The Economy of Enough
This week we take a look at The Serviceberry by Robin Wall Kimmerer - A generous, grounded invitation to rethink everything. Especially our economies.
Let me be clear right up front: this isn’t one of those preachy, finger-waggy manifestos. And it’s not an impenetrable economics tome either. The Serviceberry is 112 pages of gentle wisdom, lyrical storytelling, and quiet revolution. The kind of book that makes you want to cook a meal for your neighbours, write a letter to your MP, and start a garden—all in the same afternoon.
Robin Wall Kimmerer, who brought us Braiding Sweetgrass (shamefully one I am yet to read but it is on my 2025 TBR), brings a blend of botany, indigenous knowledge, and poetry here—but this time she’s asking a deceptively simple question: what would our world look like if we built our economy around reciprocity, not profit?
She starts with a tree—the serviceberry—and from there, grows a powerful metaphor for how we might trade, share, and live in ways that are relational, not transactional.
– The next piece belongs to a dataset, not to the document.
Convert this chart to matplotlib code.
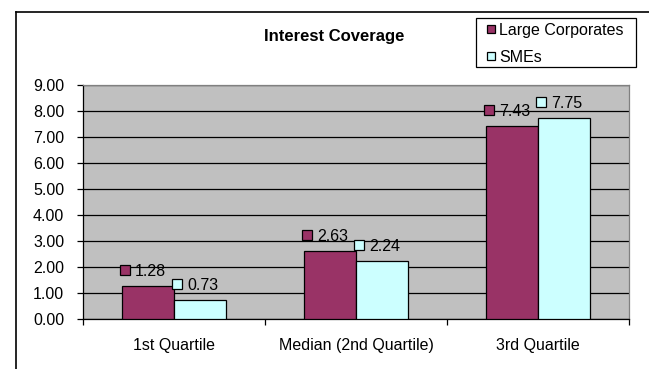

It’s part ecology, part philosophy, part practical imagining. The tone is so gentle you barely notice how radically it’s shifting your worldview.
This book isn’t about burning it all down. It’s about re-rooting. About remembering that abundance isn’t just a fairy tale, and that generosity—real, mutual generosity—can be a system, not just a sentiment.
Who should read it:
If you work in systems change, philanthropy, community organising, or policymaking—this is required reading. If you’ve ever had a gut feeling that capitalism doesn’t quite have the full story, but you’re not sure what the alternative looks like—this is for you too.
It’s thoughtful without being dense. Radical without being alienating. And above all, hopeful. I borrowed it from the library, but this is one I’ll be buying—a book to reread, underline, highlight, and press into other people’s hands.
It feels like a seed we could all use. Something that might grow into a better way of being, if we choose to tend it … because life’s too short to read bad books.